## STORED DATA
# # #

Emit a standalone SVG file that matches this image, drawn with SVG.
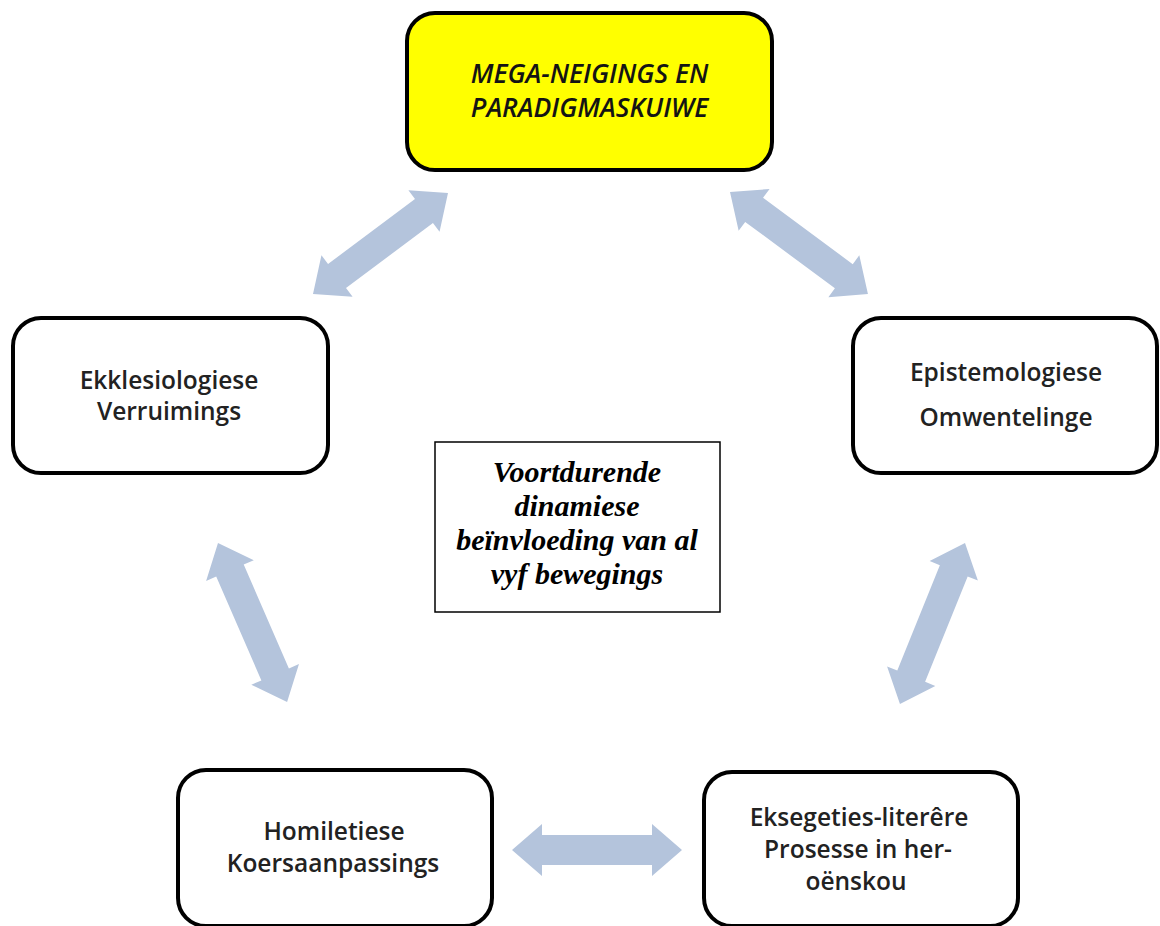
<svg xmlns="http://www.w3.org/2000/svg" width="1160" height="926" viewBox="0 0 1160 926">
  <style>
    .box { fill: #ffffff; stroke: #000000; stroke-width: 4; }
    .box-hl { fill: #ffff00; stroke: #000000; stroke-width: 4; }
    .note { fill: #ffffff; stroke: #000000; stroke-width: 1.5; }
    .lbl { font-family: "Open Sans", "Liberation Sans", sans-serif; font-size: 24.5px; font-weight: 600; fill: #222222; text-anchor: middle; }
    .lbl-hl { font-family: "Open Sans", "Liberation Sans", sans-serif; font-style: italic; font-weight: 600; font-size: 26.5px; fill: #141414; text-anchor: middle; }
    .note-txt { font-family: "Liberation Serif", "Times New Roman", serif; font-style: italic; font-weight: bold; font-size: 30px; fill: #000000; text-anchor: middle; }
    .arrow { fill: #b4c4dc; }
  </style>

  <rect width="1160" height="926" fill="#ffffff"/>

  <!-- double-headed connectors between the five movements -->
  <g id="connectors">
    <path class="arrow" transform="translate(313,294) rotate(-36.8)" d="M0,0 L30,-26 L30,-15 L138.6,-15 L138.6,-26 L168.6,0 L138.6,26 L138.6,15 L30,15 L30,26 Z"/>
    <path class="arrow" transform="translate(730,192) rotate(36.5)" d="M0,0 L30,-26 L30,-15 L141.6,-15 L141.6,-26 L171.6,0 L141.6,26 L141.6,15 L30,15 L30,26 Z"/>
    <path class="arrow" transform="translate(218,543) rotate(66.5)" d="M0,0 L30,-26 L30,-15 L143.3,-15 L143.3,-26 L173.3,0 L143.3,26 L143.3,15 L30,15 L30,26 Z"/>
    <path class="arrow" transform="translate(965,543) rotate(112)" d="M0,0 L30,-26 L30,-15 L143.6,-15 L143.6,-26 L173.6,0 L143.6,26 L143.6,15 L30,15 L30,26 Z"/>
    <path class="arrow" transform="translate(512,850)" d="M0,0 L30,-26 L30,-15 L140,-15 L140,-26 L170,0 L140,26 L140,15 L30,15 L30,26 Z"/>
  </g>

  <g id="node-mega">
    <rect class="box-hl" x="407" y="13" width="365" height="157" rx="28"/>
    <text class="lbl-hl" x="589.5" y="83">MEGA-NEIGINGS EN</text>
    <text class="lbl-hl" x="589.5" y="117">PARADIGMASKUIWE</text>
  </g>

  <g id="node-ekklesiologiese">
    <rect class="box" x="13" y="318" width="315" height="155" rx="28"/>
    <text class="lbl" x="169" y="389">Ekklesiologiese</text>
    <text class="lbl" x="169" y="420">Verruimings</text>
  </g>

  <g id="node-epistemologiese">
    <rect class="box" x="853" y="318" width="304" height="155" rx="28"/>
    <text class="lbl" x="1006" y="381">Epistemologiese</text>
    <text class="lbl" x="1006" y="426">Omwentelinge</text>
  </g>

  <g id="node-homiletiese">
    <rect class="box" x="178" y="770" width="314" height="156" rx="28"/>
    <text class="lbl" x="334" y="840">Homiletiese</text>
    <text class="lbl" x="333" y="872">Koersaanpassings</text>
  </g>

  <g id="node-eksegeties">
    <rect class="box" x="704" y="772" width="314" height="154" rx="28"/>
    <text class="lbl" x="859" y="826">Eksegeties-literêre</text>
    <text class="lbl" x="858" y="858">Prosesse in her-</text>
    <text class="lbl" x="856" y="890">oënskou</text>
  </g>

  <g id="node-dinamiek">
    <rect class="note" x="435" y="442" width="285" height="170"/>
    <text class="note-txt" x="577" y="482">Voortdurende</text>
    <text class="note-txt" x="577" y="516">dinamiese</text>
    <text class="note-txt" x="577" y="550">beïnvloeding van al</text>
    <text class="note-txt" x="577" y="584">vyf bewegings</text>
  </g>
</svg>
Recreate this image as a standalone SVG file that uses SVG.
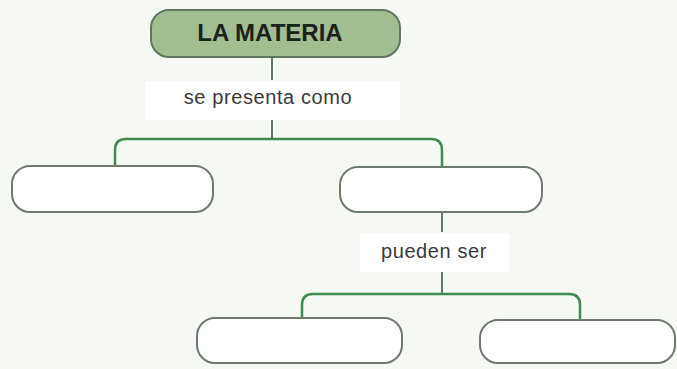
<svg xmlns="http://www.w3.org/2000/svg" width="677" height="369" viewBox="0 0 677 369">
<style>
.box{fill:#ffffff;stroke:#6f7a6f;stroke-width:2}
.top{fill:#a2bd92;stroke:#5e7560;stroke-width:2}
.lbl{fill:#ffffff}
.con{fill:none;stroke:#3f8a50;stroke-width:2.5}
.stem{fill:none;stroke:#4f6a55;stroke-width:1.8}
text{font-family:"Liberation Sans",Arial,sans-serif;fill:#3a3a3a}
text.title{fill:#1a221a;font-weight:bold}
</style>
<rect width="677" height="369" fill="#f5f8f3"/>
<g id="connectors">
<path class="stem" d="M272 57V80M272 120V139"/>
<path class="con" d="M115 165V150Q115 139 126 139H431Q442 139 442 150V167"/>
<path class="stem" d="M442 212V232M442 272V294"/>
<path class="con" d="M302 317V305Q302 294 313 294H569Q580 294 580 305V319"/>
</g>
<g id="label1"><rect class="lbl" x="145" y="81" width="255" height="39"/><text x="268" y="104" font-size="20" letter-spacing="0.6" text-anchor="middle">se presenta como</text></g>
<g id="label2"><rect class="lbl" x="360" y="233" width="150" height="39"/><text x="434" y="258" font-size="20" letter-spacing="0.6" text-anchor="middle">pueden ser</text></g>
<g id="materia"><rect class="top" x="151" y="10" width="249" height="47" rx="18"/><text class="title" x="270" y="41" font-size="24" text-anchor="middle">LA MATERIA</text></g>
<g id="nodeL"><rect class="box" x="12" y="166" width="201" height="46" rx="18"/></g>
<g id="nodeR"><rect class="box" x="340" y="167" width="202" height="45" rx="18"/></g>
<g id="nodeBL"><rect class="box" x="197" y="318" width="205" height="45" rx="18"/></g>
<g id="nodeBR"><rect class="box" x="480" y="320" width="195" height="43" rx="18"/></g>
</svg>
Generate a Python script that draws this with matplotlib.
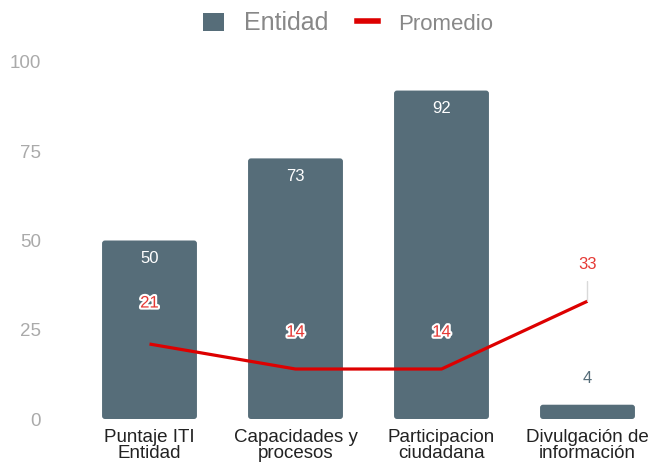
import matplotlib
matplotlib.use("Agg")
import matplotlib.pyplot as plt
import matplotlib.patheffects as pe
from matplotlib.lines import Line2D
from matplotlib.patches import Patch, FancyBboxPatch

plt.rcParams['font.family'] = ['Liberation Sans', 'DejaVu Sans']

categorias = ['Puntaje ITI\nEntidad', 'Capacidades y\nprocesos',
              'Participacion\nciudadana', 'Divulgación de\ninformación']
entidad = [50, 73, 92, 4]
promedio = [21, 14, 14, 33]

color_barra = '#566d79'
color_linea = '#dd0000'
color_etiqueta = '#e53935'

fig = plt.figure(figsize=(6.5, 4.71), dpi=100)
# eje en pixeles: izquierda 76.5, derecha 650, y=0 en 419, y=100 en 62
ax = fig.add_axes([76.5 / 650, (471 - 419) / 471, (650 - 76.5) / 650, (419 - 62) / 471])

x = range(len(categorias))
barras = ax.bar(x, entidad, width=0.65, color=color_barra, zorder=2)
# esquinas redondeadas
for b in barras:
    b.set_visible(False)
    caja = FancyBboxPatch((b.get_x(), b.get_y()), b.get_width(), b.get_height(),
                          boxstyle='round,pad=0,rounding_size=0.02',
                          mutation_aspect=41, facecolor=color_barra,
                          edgecolor='none', zorder=2)
    ax.add_patch(caja)

ax.plot(x, promedio, color=color_linea, lw=2.3, zorder=3, solid_capstyle='butt')

ax.set_xlim(-0.5, 3.5 - 10.5 / 146)
ax.set_ylim(0, 100)
ax.set_yticks([0, 25, 50, 75, 100])
ax.set_xticks(list(x))
ax.set_xticklabels(categorias, fontsize=13.5, color='#222222', linespacing=0.95)
ax.tick_params(axis='y', colors='#aaaaaa', labelsize=13.5, length=0, pad=25.5)
ax.tick_params(axis='x', length=0, pad=7)
for s in ax.spines.values():
    s.set_visible(False)

# etiquetas de las barras
for i, v in enumerate(entidad):
    if v > 10:
        ax.annotate(str(v), (i, v), xytext=(0, -13), textcoords='offset points',
                    ha='center', va='center', color='white', fontsize=12)
    else:
        ax.annotate(str(v), (i, v), xytext=(0, 19), textcoords='offset points',
                    ha='center', va='center', color=color_barra, fontsize=12)

# etiquetas de la linea
borde = [pe.withStroke(linewidth=3, foreground='white')]
desplaz = [29.5, 26.5, 26.5, 26.5]
for i, v in enumerate(promedio):
    if i == 3:
        ax.annotate(str(v), (i, v), xytext=(0, desplaz[i]), textcoords='offset points',
                    ha='center', va='center', color=color_etiqueta, fontsize=12,
                    arrowprops=dict(arrowstyle='-', color='#d9d9d9', lw=1,
                                    shrinkA=5, shrinkB=0))
    else:
        ax.annotate(str(v), (i, v), xytext=(0, desplaz[i]), textcoords='offset points',
                    ha='center', va='center', color=color_etiqueta, fontsize=12,
                    path_effects=borde)

handles = [Patch(facecolor=color_barra, edgecolor='none'),
           Line2D([0], [0], color=color_linea, lw=4)]
ley = fig.legend(handles, ['Entidad', 'Promedio'], loc='upper center',
                 bbox_to_anchor=(0.535, 1.02), ncol=2, frameon=False,
                 fontsize=16, labelcolor='#888888', handlelength=0.95,
                 handleheight=0.9, columnspacing=1.3, handletextpad=0.9)
ley.get_texts()[0].set_fontsize(18)

fig.savefig('out.png', dpi=100)
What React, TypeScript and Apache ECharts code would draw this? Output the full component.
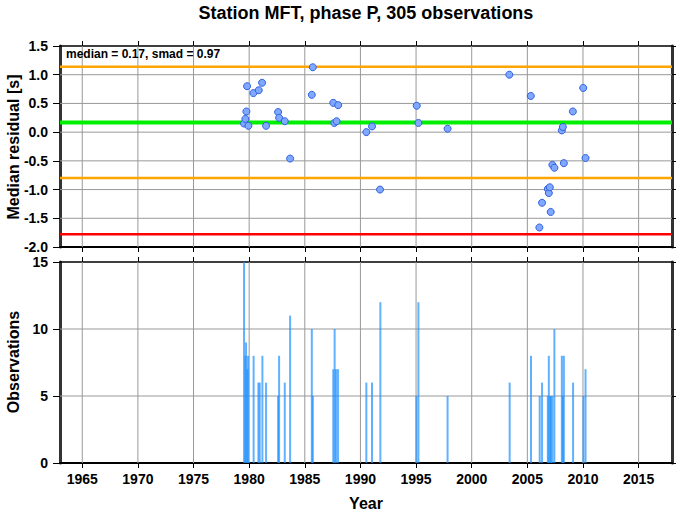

# # #

## PROBLEM REQUIREMENTS
Where a line holds the string "standalone", copy that line.

## ANSWER BELOW
Emit a standalone SVG file that matches this image, drawn with SVG.
Recreate this image as a standalone SVG file that uses SVG.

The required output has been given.